+++ Records for this exercise +++

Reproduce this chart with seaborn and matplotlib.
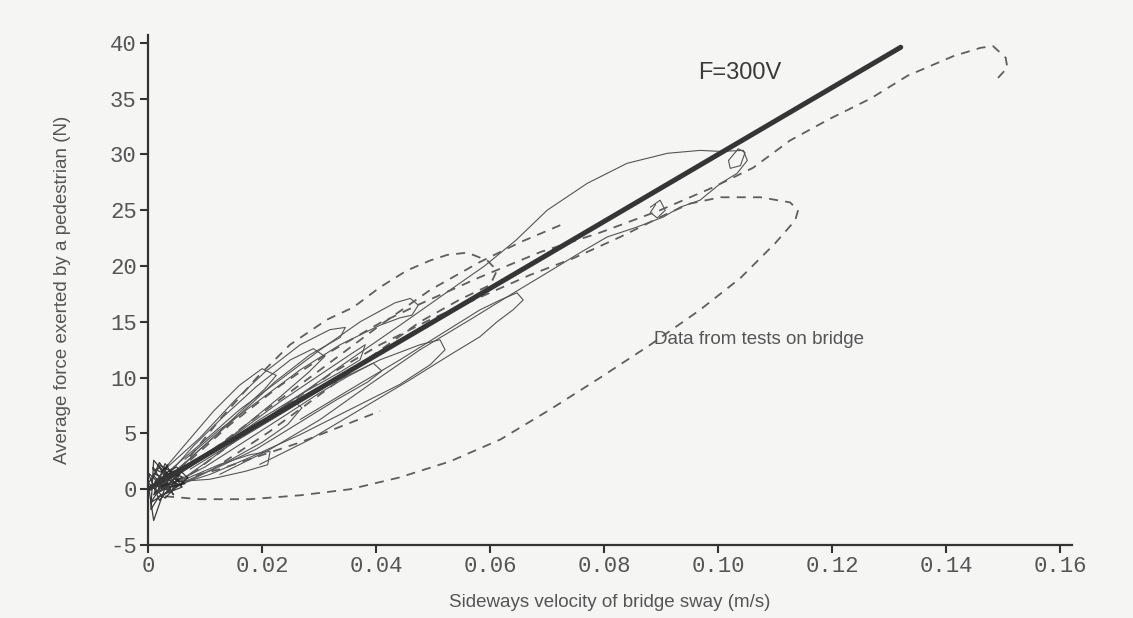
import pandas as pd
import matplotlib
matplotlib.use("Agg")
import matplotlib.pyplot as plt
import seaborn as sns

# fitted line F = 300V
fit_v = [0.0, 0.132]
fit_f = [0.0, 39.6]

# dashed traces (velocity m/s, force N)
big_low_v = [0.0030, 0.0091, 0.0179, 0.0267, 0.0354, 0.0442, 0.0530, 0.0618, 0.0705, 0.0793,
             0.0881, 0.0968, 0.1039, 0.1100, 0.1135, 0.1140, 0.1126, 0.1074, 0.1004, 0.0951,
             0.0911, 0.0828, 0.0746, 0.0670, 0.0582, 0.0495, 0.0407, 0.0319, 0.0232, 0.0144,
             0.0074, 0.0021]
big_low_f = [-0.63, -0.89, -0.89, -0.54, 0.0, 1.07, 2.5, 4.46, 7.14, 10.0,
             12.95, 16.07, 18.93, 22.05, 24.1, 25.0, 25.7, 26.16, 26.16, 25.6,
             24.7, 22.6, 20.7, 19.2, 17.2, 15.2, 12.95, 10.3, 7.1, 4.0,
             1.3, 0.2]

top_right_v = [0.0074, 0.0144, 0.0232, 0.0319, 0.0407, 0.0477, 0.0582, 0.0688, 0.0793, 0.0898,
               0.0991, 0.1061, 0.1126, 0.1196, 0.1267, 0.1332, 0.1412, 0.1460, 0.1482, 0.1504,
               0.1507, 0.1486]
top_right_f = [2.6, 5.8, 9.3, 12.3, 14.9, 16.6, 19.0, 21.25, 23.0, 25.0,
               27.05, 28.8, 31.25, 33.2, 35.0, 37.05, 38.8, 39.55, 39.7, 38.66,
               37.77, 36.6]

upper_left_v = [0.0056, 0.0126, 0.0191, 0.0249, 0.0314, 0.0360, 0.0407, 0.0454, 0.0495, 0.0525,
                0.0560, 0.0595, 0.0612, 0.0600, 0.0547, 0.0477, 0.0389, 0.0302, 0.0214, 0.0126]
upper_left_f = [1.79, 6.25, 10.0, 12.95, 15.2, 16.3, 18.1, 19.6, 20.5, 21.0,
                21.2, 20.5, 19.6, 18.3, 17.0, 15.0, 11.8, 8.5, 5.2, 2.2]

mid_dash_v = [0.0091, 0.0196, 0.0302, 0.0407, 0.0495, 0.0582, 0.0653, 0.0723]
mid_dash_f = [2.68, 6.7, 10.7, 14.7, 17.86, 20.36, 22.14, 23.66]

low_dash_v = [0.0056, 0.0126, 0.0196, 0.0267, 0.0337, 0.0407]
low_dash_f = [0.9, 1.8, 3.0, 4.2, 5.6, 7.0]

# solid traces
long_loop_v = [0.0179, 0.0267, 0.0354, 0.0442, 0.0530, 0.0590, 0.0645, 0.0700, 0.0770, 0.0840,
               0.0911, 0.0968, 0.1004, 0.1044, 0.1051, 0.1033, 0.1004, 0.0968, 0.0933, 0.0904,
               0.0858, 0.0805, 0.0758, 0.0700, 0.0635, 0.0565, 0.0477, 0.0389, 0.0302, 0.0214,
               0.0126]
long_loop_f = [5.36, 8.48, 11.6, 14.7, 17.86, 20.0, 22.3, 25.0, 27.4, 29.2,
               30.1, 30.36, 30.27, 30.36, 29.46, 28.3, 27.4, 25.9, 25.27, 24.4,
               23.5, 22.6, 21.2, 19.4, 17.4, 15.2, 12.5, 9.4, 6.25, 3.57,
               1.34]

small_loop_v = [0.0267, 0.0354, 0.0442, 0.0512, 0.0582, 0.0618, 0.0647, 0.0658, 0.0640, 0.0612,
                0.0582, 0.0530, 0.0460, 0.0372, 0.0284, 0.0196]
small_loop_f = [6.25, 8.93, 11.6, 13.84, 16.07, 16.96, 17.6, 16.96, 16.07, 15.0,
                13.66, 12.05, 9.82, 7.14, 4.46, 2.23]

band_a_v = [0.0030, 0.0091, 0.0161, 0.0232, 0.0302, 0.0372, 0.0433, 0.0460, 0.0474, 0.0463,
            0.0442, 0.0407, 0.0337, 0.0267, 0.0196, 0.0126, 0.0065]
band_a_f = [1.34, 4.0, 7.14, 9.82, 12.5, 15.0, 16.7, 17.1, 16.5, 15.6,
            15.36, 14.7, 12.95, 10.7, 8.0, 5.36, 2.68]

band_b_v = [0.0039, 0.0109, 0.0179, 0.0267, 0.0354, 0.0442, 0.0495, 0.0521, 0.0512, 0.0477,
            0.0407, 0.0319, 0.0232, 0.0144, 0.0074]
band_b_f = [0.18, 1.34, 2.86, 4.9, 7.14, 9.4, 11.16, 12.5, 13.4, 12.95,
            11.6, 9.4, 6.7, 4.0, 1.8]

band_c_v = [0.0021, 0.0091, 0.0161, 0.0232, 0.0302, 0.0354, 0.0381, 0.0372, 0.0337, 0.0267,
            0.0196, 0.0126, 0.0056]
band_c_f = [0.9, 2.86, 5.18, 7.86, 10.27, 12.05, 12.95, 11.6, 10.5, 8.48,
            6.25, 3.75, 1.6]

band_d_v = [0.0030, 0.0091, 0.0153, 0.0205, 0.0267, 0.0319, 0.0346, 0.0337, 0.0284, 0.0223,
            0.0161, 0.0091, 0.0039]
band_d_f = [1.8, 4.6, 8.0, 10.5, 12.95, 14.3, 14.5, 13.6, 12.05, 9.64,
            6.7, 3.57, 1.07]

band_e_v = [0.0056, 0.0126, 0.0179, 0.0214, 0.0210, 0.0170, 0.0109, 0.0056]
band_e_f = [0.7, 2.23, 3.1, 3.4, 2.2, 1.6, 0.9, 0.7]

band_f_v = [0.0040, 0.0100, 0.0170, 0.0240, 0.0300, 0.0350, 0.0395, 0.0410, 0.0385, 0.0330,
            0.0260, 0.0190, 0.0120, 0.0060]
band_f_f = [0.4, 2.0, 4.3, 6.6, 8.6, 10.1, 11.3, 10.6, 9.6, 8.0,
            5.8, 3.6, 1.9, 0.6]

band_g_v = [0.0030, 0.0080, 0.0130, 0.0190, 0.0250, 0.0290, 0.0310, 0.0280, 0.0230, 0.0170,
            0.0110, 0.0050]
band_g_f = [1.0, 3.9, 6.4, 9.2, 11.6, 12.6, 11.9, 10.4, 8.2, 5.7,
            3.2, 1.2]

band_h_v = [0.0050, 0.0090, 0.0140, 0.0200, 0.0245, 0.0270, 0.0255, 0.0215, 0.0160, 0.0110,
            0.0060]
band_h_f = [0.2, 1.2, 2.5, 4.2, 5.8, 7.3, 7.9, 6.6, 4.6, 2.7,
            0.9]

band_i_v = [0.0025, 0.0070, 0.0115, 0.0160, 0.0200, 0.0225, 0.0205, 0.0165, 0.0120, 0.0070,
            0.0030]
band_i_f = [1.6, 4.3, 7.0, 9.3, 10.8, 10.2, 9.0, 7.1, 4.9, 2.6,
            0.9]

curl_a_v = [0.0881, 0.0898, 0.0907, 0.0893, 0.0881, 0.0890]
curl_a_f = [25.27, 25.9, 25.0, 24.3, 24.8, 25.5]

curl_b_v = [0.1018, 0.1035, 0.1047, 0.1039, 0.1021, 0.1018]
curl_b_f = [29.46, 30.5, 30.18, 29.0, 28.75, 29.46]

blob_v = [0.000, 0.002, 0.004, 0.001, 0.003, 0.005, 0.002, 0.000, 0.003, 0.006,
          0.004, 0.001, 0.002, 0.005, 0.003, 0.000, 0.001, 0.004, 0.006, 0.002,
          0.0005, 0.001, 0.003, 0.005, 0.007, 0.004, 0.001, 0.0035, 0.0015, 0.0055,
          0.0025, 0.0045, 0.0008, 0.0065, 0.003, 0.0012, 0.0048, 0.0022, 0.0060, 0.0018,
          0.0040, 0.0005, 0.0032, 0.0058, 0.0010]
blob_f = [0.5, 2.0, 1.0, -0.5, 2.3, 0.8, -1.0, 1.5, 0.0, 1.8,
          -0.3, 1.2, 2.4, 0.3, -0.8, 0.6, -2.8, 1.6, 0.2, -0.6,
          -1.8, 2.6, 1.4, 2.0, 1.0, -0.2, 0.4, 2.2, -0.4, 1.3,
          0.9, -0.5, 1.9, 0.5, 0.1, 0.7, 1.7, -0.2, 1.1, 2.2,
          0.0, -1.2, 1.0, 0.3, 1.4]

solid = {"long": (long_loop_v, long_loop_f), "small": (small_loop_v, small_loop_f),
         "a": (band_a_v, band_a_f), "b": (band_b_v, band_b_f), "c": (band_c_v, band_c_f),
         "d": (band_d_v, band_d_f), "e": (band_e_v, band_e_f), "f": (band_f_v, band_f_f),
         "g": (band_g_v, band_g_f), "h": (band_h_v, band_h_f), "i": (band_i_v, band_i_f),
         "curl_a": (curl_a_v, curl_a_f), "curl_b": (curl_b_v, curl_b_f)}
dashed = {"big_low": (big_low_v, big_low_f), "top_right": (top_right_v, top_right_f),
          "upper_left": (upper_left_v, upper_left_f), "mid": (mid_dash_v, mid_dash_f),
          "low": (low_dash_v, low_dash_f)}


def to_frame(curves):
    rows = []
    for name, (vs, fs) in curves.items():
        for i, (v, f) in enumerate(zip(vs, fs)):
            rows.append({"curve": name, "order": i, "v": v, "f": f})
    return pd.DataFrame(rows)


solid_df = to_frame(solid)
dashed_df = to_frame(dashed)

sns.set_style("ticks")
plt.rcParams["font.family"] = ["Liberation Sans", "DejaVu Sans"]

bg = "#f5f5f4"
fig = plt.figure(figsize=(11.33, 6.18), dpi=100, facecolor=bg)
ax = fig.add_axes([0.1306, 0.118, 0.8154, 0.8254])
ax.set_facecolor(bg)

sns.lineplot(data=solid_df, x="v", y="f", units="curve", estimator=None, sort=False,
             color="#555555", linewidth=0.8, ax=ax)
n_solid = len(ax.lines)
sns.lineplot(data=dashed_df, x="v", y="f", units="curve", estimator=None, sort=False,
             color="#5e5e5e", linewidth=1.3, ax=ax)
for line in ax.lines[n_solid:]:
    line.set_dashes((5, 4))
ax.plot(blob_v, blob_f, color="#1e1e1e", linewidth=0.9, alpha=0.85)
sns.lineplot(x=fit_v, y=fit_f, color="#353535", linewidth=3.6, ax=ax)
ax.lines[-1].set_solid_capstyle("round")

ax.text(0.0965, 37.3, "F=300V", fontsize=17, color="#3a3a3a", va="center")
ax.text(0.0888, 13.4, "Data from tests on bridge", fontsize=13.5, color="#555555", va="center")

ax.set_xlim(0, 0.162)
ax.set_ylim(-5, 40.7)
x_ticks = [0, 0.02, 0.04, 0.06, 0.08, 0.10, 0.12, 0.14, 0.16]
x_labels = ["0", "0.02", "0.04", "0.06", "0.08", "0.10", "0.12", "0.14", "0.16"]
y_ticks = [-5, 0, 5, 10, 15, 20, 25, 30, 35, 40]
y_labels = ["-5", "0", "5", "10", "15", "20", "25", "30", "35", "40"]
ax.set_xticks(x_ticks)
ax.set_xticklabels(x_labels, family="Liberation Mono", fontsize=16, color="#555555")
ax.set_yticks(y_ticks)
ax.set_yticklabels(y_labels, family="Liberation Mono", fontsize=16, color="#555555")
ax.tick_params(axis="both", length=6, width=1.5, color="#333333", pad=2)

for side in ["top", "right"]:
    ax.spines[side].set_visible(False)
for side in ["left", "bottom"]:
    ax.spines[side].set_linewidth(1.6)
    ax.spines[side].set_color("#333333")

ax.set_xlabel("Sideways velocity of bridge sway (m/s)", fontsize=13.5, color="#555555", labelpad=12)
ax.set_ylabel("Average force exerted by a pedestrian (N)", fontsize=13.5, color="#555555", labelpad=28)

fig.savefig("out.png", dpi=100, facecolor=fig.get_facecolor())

+++
+++ Records for this exercise +++

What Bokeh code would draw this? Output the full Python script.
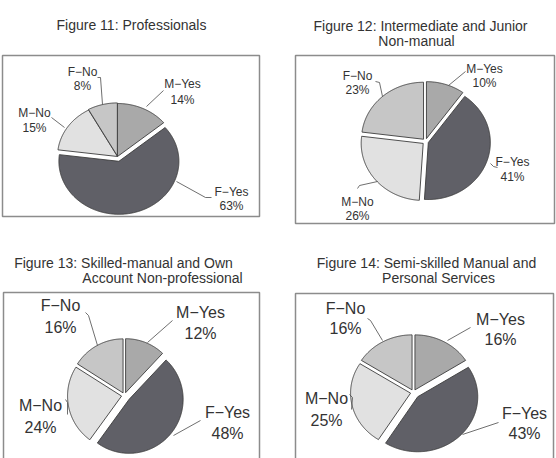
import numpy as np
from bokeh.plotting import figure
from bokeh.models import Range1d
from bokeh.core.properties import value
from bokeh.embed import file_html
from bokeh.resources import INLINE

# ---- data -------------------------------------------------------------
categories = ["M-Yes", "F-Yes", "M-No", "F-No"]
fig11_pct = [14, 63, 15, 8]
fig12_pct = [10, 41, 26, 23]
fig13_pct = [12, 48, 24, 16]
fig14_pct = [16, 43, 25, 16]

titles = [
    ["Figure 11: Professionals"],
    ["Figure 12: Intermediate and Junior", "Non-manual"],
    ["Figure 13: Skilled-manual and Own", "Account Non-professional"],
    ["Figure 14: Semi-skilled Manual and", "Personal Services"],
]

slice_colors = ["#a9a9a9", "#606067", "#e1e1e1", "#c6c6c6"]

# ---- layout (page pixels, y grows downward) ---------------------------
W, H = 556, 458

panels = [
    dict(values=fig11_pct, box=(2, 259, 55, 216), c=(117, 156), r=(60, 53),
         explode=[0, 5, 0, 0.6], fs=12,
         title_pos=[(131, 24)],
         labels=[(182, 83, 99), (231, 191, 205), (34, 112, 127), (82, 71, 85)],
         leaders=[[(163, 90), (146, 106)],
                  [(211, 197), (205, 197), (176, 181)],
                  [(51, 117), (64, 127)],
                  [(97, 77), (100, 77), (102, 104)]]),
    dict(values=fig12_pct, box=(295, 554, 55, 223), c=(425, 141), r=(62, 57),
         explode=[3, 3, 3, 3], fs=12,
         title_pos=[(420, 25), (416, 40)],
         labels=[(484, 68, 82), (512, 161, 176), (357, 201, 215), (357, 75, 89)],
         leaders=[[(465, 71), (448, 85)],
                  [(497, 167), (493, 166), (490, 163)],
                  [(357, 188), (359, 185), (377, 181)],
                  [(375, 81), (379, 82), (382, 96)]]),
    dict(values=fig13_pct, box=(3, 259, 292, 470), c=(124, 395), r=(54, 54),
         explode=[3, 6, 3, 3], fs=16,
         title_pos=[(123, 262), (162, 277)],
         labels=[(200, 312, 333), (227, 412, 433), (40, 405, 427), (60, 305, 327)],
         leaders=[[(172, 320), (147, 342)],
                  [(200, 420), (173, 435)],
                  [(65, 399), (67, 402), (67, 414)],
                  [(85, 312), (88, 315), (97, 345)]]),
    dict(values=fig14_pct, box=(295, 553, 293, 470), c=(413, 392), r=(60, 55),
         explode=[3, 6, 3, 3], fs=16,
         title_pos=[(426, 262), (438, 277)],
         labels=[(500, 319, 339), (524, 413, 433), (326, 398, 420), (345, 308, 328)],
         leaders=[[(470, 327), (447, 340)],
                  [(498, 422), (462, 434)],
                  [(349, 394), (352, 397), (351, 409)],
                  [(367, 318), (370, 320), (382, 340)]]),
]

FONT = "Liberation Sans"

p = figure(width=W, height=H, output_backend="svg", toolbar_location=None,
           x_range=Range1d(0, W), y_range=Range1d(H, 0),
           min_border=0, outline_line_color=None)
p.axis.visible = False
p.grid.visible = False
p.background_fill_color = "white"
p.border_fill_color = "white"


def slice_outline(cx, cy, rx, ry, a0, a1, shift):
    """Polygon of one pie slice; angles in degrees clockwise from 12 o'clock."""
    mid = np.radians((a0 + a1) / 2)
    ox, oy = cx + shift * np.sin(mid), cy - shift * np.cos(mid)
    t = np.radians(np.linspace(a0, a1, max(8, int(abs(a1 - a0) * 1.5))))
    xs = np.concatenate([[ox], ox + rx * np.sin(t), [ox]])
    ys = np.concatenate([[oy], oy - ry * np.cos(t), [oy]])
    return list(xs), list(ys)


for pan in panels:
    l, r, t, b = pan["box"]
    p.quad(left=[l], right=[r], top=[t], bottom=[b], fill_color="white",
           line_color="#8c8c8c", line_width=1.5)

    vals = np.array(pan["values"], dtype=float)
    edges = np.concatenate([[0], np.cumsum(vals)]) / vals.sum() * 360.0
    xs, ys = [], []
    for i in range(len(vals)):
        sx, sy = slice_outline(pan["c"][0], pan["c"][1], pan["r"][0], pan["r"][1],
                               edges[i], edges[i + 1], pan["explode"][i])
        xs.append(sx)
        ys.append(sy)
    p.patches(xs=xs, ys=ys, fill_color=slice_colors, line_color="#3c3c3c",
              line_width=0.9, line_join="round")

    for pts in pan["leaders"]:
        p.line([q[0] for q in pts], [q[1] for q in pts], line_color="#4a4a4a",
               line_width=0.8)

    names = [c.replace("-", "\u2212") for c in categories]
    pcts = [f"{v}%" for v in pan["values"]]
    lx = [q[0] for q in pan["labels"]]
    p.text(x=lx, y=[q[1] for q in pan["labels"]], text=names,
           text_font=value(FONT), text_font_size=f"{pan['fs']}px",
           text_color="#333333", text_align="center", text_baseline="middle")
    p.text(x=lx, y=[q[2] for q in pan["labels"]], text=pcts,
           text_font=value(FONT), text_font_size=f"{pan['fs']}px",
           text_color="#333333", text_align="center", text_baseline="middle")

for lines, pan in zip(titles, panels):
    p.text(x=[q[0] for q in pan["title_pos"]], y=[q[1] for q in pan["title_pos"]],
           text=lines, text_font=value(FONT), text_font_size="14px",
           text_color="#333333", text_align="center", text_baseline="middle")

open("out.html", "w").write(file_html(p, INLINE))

+++

> _Work to do_
Extract exactly, and only, the lines from the one with "Reproduce this chart" to the one with "fit_f = [0.0, 39.6]", both ends counted. Leave the images behind.

> _Answer in full_
Reproduce this chart with seaborn and matplotlib.
import pandas as pd
import matplotlib
matplotlib.use("Agg")
import matplotlib.pyplot as plt
import seaborn as sns

# fitted line F = 300V
fit_v = [0.0, 0.132]
fit_f = [0.0, 39.6]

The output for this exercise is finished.